— TASK STATEMENT —
Start with the line that contains "Write a Python" and end with the line that contains "ax = fig.add_axes([97"; retype those lines and the ones between them exactly, without any pictures.

— DATA EXCERPTS —
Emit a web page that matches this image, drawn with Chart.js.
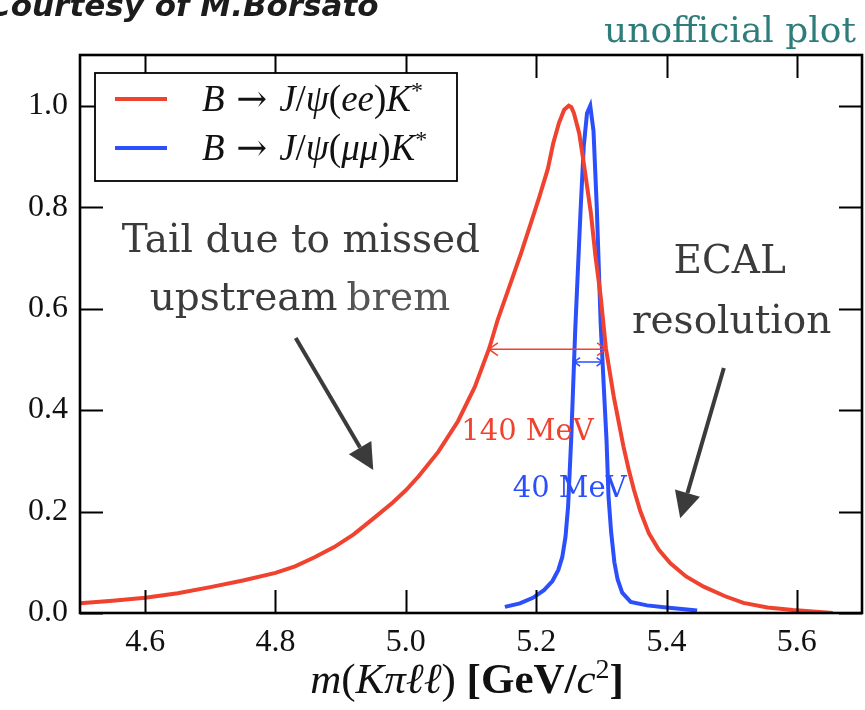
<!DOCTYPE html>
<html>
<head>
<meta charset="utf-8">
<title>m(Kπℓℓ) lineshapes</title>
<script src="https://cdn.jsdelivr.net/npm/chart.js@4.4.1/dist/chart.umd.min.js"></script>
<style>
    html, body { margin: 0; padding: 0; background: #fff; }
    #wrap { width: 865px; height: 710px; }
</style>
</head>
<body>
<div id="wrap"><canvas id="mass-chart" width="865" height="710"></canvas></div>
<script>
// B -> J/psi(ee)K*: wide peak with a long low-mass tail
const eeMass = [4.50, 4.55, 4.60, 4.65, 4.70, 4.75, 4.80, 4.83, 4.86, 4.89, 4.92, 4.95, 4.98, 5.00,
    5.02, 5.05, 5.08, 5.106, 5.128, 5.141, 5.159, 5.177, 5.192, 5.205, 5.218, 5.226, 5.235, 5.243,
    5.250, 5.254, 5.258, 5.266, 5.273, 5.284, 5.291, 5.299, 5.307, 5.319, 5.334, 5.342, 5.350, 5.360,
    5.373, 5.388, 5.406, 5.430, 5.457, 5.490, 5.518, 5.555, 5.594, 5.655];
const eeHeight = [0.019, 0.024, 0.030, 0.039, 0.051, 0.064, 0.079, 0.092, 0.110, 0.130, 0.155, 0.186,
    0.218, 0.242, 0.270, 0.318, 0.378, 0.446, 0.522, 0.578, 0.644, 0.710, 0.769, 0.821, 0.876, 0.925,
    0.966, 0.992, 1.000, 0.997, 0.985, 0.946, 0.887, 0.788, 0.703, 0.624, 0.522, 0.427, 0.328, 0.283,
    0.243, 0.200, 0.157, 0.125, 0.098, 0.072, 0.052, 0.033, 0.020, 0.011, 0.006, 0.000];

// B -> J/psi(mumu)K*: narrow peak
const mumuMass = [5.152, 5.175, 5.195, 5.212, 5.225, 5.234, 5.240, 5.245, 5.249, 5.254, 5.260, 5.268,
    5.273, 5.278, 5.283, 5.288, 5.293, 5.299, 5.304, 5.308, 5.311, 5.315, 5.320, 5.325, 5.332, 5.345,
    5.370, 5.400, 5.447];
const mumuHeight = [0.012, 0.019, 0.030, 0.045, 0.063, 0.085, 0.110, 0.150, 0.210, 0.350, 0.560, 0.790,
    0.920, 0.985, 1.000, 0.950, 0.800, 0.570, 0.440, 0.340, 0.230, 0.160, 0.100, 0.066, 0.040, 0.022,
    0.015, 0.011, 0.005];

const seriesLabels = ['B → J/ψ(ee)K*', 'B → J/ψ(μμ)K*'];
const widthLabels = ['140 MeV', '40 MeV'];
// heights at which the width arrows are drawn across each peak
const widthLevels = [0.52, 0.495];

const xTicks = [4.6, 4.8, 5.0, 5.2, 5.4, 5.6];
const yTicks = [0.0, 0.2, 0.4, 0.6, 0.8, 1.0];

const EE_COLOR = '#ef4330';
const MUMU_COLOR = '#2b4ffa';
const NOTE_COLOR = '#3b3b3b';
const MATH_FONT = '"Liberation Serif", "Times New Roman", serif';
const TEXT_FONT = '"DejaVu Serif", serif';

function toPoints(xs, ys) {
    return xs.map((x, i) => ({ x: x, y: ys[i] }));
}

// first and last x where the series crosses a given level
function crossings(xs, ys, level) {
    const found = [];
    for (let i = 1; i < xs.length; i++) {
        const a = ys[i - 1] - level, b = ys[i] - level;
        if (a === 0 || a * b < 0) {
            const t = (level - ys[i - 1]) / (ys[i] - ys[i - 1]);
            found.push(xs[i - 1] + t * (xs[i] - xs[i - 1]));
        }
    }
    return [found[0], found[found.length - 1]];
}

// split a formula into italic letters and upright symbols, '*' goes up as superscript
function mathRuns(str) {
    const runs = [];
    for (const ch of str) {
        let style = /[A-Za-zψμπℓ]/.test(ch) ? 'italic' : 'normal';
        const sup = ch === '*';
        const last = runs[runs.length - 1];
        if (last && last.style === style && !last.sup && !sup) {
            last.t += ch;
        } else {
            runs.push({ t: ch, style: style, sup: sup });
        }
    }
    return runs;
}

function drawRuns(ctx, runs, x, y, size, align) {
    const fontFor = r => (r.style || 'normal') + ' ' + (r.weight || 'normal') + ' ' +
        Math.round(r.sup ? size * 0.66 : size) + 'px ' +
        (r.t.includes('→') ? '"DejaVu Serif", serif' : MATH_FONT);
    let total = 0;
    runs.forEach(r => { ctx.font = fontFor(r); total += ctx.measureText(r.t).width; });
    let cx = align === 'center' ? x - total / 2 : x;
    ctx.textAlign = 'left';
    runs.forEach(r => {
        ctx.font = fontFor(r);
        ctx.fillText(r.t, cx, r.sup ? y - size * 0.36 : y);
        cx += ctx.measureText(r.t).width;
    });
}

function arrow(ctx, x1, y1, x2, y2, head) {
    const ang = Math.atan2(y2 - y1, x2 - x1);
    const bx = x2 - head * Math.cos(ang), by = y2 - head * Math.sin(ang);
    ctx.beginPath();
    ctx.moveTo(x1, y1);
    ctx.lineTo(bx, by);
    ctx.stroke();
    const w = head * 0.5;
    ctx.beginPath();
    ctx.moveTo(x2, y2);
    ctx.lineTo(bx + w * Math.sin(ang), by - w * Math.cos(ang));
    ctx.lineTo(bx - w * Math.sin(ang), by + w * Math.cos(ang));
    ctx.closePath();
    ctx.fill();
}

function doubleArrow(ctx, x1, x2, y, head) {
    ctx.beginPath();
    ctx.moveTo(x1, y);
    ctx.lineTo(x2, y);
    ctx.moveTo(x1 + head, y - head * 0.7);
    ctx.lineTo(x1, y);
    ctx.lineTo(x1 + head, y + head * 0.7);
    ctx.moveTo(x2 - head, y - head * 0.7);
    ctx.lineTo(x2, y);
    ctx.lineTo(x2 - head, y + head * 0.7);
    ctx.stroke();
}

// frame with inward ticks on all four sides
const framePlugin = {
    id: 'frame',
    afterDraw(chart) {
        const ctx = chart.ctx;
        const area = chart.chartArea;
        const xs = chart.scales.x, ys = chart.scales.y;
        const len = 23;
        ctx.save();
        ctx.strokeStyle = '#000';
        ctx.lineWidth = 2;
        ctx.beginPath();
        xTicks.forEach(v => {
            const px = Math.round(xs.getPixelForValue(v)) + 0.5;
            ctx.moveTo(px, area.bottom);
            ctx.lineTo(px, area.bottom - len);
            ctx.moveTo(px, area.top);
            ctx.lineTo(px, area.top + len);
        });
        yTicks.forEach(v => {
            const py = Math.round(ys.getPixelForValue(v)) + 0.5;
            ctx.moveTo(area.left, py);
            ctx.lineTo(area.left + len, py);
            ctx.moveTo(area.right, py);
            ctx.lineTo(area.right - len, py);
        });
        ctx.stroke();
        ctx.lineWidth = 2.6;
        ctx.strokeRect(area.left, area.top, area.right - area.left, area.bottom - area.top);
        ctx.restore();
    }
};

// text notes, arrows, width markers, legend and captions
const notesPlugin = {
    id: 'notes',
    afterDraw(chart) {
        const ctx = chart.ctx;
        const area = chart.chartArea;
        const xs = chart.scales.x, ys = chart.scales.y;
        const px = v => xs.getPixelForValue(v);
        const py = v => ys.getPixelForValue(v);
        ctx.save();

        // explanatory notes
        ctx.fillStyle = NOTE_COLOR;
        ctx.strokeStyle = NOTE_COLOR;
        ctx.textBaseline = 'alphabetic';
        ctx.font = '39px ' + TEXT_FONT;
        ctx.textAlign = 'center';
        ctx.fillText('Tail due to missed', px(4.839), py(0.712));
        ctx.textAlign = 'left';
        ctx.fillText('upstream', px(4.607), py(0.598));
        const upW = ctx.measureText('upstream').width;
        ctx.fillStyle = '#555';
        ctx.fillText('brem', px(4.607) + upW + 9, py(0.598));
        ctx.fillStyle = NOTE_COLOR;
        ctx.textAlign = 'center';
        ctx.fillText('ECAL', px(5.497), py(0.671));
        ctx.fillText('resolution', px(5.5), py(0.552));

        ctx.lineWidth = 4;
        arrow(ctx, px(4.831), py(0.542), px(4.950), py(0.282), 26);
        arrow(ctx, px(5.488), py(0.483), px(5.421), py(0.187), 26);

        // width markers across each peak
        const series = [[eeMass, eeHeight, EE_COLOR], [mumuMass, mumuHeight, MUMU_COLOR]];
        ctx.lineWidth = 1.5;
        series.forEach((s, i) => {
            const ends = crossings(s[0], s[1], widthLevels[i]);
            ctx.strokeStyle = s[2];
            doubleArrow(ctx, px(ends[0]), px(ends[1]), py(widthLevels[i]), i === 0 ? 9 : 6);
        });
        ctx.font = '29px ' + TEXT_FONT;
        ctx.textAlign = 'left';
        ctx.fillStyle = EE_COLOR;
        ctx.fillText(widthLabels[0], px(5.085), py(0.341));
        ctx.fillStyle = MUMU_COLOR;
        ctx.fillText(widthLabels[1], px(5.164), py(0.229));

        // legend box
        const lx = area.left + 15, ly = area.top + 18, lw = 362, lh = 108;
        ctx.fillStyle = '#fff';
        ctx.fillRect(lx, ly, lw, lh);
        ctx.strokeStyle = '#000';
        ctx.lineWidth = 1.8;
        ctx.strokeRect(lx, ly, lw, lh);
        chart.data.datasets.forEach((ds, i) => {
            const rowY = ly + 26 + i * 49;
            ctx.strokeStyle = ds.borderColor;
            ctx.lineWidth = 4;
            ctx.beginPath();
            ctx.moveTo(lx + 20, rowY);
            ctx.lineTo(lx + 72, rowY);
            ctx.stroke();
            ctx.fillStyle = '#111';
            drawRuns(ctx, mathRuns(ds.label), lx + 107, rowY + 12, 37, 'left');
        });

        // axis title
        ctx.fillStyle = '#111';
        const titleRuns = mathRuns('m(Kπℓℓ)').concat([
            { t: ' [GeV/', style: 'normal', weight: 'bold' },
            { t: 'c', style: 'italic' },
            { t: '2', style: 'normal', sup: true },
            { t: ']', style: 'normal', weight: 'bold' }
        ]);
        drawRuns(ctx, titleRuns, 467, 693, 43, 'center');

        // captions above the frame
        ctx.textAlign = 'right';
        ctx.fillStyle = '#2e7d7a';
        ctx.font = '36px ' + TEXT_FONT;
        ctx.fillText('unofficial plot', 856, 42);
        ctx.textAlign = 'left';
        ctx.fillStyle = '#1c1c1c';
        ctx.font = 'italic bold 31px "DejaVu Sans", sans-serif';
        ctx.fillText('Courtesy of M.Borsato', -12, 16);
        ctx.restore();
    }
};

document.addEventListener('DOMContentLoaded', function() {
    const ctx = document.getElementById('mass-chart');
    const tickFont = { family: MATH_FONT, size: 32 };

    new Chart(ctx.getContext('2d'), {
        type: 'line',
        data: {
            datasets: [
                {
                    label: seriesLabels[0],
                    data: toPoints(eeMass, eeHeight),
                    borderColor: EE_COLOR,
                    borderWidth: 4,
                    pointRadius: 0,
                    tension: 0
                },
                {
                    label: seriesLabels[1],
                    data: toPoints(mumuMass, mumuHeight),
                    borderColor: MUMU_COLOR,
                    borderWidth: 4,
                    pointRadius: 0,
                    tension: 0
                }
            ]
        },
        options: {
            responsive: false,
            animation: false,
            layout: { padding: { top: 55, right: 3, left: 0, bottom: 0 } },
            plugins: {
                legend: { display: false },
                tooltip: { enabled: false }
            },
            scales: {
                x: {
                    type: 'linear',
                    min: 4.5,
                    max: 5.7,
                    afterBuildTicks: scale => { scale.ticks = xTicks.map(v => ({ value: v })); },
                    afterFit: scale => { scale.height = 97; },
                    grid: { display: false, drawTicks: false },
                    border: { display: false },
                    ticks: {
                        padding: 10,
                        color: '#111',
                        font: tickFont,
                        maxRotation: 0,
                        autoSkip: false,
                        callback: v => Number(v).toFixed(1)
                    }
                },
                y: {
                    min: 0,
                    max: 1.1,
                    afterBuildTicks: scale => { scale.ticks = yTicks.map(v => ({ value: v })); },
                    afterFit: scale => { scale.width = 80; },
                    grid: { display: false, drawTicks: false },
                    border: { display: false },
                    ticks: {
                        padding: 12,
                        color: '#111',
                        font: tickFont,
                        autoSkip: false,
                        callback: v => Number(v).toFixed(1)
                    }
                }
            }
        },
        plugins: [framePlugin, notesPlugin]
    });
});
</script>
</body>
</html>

---

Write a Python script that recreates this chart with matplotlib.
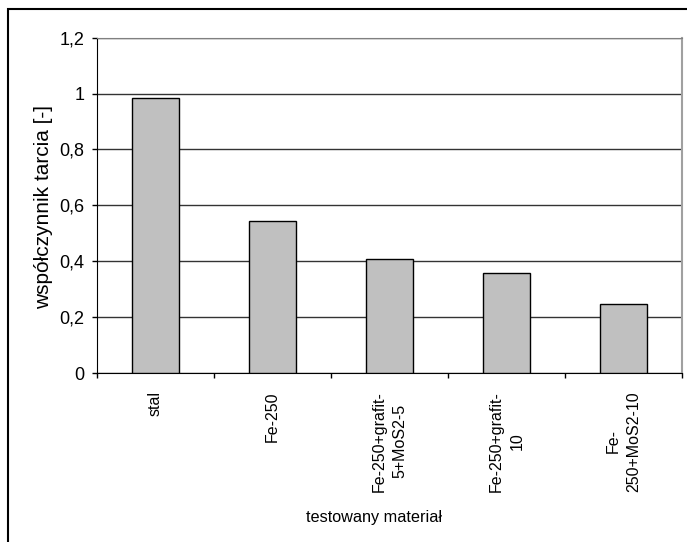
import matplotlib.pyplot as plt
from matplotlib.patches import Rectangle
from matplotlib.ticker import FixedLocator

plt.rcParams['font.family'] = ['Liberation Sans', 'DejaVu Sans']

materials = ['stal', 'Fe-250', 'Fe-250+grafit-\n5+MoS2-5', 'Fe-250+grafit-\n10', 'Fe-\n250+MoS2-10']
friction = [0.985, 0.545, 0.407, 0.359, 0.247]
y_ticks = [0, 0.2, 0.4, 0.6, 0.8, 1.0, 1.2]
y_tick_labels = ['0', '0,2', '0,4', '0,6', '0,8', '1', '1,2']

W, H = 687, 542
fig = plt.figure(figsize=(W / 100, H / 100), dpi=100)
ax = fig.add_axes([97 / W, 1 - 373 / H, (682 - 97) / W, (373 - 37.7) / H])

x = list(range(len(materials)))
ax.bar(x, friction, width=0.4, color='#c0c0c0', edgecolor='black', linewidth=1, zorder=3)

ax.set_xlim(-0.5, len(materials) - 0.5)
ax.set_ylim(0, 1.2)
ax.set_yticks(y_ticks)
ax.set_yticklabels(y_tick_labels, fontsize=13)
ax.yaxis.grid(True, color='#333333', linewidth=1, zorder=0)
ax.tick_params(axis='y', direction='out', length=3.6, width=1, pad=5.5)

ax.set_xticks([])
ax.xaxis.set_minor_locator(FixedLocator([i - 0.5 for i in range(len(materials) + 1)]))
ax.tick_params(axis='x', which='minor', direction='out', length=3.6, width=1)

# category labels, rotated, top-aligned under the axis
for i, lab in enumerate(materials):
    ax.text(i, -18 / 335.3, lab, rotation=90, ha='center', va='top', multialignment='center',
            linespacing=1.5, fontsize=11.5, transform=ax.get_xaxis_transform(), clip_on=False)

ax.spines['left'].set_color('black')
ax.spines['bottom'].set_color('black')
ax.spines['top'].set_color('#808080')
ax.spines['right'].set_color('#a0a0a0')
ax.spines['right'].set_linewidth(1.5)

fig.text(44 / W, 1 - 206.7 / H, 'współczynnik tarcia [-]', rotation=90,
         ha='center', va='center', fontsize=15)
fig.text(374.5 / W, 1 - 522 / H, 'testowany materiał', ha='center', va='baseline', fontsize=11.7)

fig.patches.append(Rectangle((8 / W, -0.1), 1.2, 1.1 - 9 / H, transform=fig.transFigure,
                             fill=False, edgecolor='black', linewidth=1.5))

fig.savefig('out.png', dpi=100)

— ANSWER —
Write a Python script that recreates this chart with matplotlib.
import matplotlib.pyplot as plt
from matplotlib.patches import Rectangle
from matplotlib.ticker import FixedLocator

plt.rcParams['font.family'] = ['Liberation Sans', 'DejaVu Sans']

materials = ['stal', 'Fe-250', 'Fe-250+grafit-\n5+MoS2-5', 'Fe-250+grafit-\n10', 'Fe-\n250+MoS2-10']
friction = [0.985, 0.545, 0.407, 0.359, 0.247]
y_ticks = [0, 0.2, 0.4, 0.6, 0.8, 1.0, 1.2]
y_tick_labels = ['0', '0,2', '0,4', '0,6', '0,8', '1', '1,2']

W, H = 687, 542
fig = plt.figure(figsize=(W / 100, H / 100), dpi=100)
ax = fig.add_axes([97 / W, 1 - 373 / H, (682 - 97) / W, (373 - 37.7) / H])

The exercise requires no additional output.